While it is an accepted fact that Test cricket needs to undergo serious change and the Day-Night Test is a way forward for the same, the BCCI is not doing any good by stopping it from prospering. Let’s deviate from this and come back to the ego again. India replaced their last four-match Test and five-match ODI series against South Africa with three Tests and six ODIs. Reason? Well, allegedly the reason for this can be attributed to Haroon Lorgat, the former chief executive of Cricket South Africa, not being in the same tent as the BCCI and openly blasted them for the big-three governance model in the past, which raises a bigger question on priorities in the game. If that was not enough, India have now decided not to play a Test series in New Zealand because it was "financially not viable". 

Come and try to explain the importance of Test cricket in front of the new generation as many times as you can and it is apparent that you will end up looking like a fool and also when you try consoling yourselves as much as you can, you will end up accepting that there is a genuine fear for the future of the format. And consequently, when the BCCI decided to defy a series of proposals to restructure Test cricket at ICC's annual conference back in 2016, it was only rightfully termed as “regressive”. And when the D/N Test concept is slowly kicking off and garnering popularity among the masses, the custodians of cricket in the country now have made it a prerogative to oppose it while it should have been the other way around, especially considering the numbers of people turn up to watch a Test match in India. 

Venues like Nagpur or Mohali for that matter always throws up empty stands and ask any Test cricketer, it couldn’t have been more depressing to see. Take Australia’s new customary Adelaide Pink Ball Test for that matter and it was quite evident that where the step could lead India. India’s history of Test cricket may not have been too overwhelming, it is certain that it has one soul thanks to some of the exemplary cricketers and it will not die if we can serve the platter better. 

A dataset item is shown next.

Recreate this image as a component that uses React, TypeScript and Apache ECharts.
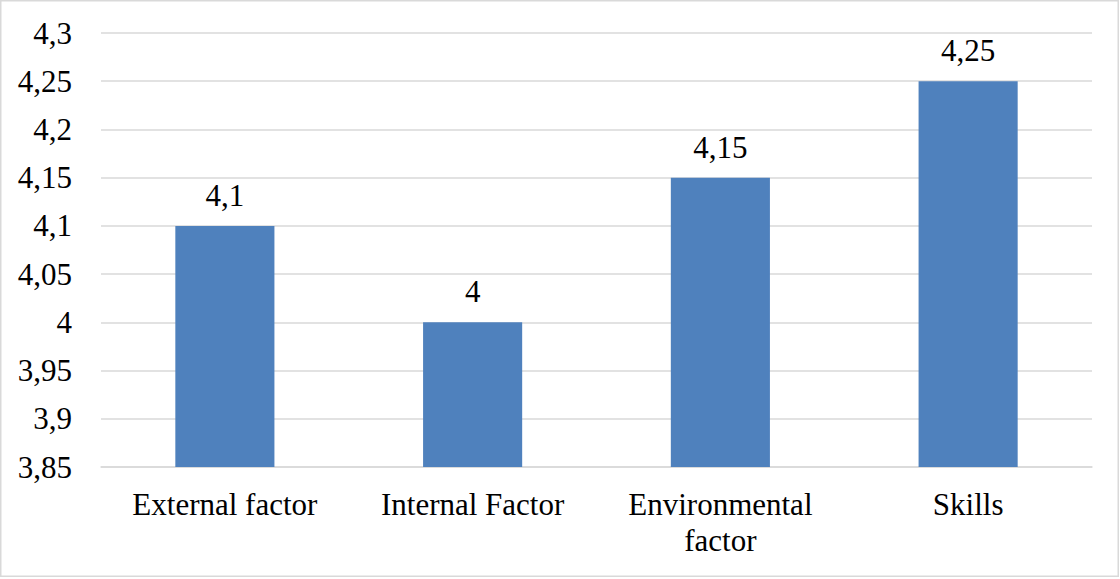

If the 1998 Chennai Test against Australia made a precedent for the fans to throng venues day in and day out to be wowed by a certain Sachin Tendulkar, then the magic of Kolkata 2001 reaffirmed that love for the Test cricket. But the busier lifestyle in the corporates means Test cricket is going through an acid test and it only needed a revolutionary step to save it from losing its charm, at least from the fans’ consciousness. 

But, to make the matters more interesting, India, rather the new India under Virat Kohli, has gotten the best next generation of Test cricketers as their core and players such as Virat Kohli, R Ashwin, and Ajinkya Rahane are on right course to creating a legacy for the generation to come. And that’s exactly the reason why it couldn’t have been a better time than now to host one Test match where people would happily throng to the venue after wrapping up their work to catch up a session or two. Rather than doing that happily, the board is not even ready to play one D/N Test in abroad and if that is not regressive, then what is? 

And I have reached the conclusion without even touching the Lodha committee which will take an entire page for itself when the history of Indian cricket will be written. And, one thing is quite evident that the chain of events and decisions are not making any good precedent. If you want to be the leader, you should act like one and then you can only ensure a bountiful future for the sport. Baseless resistance doesn't help anyone.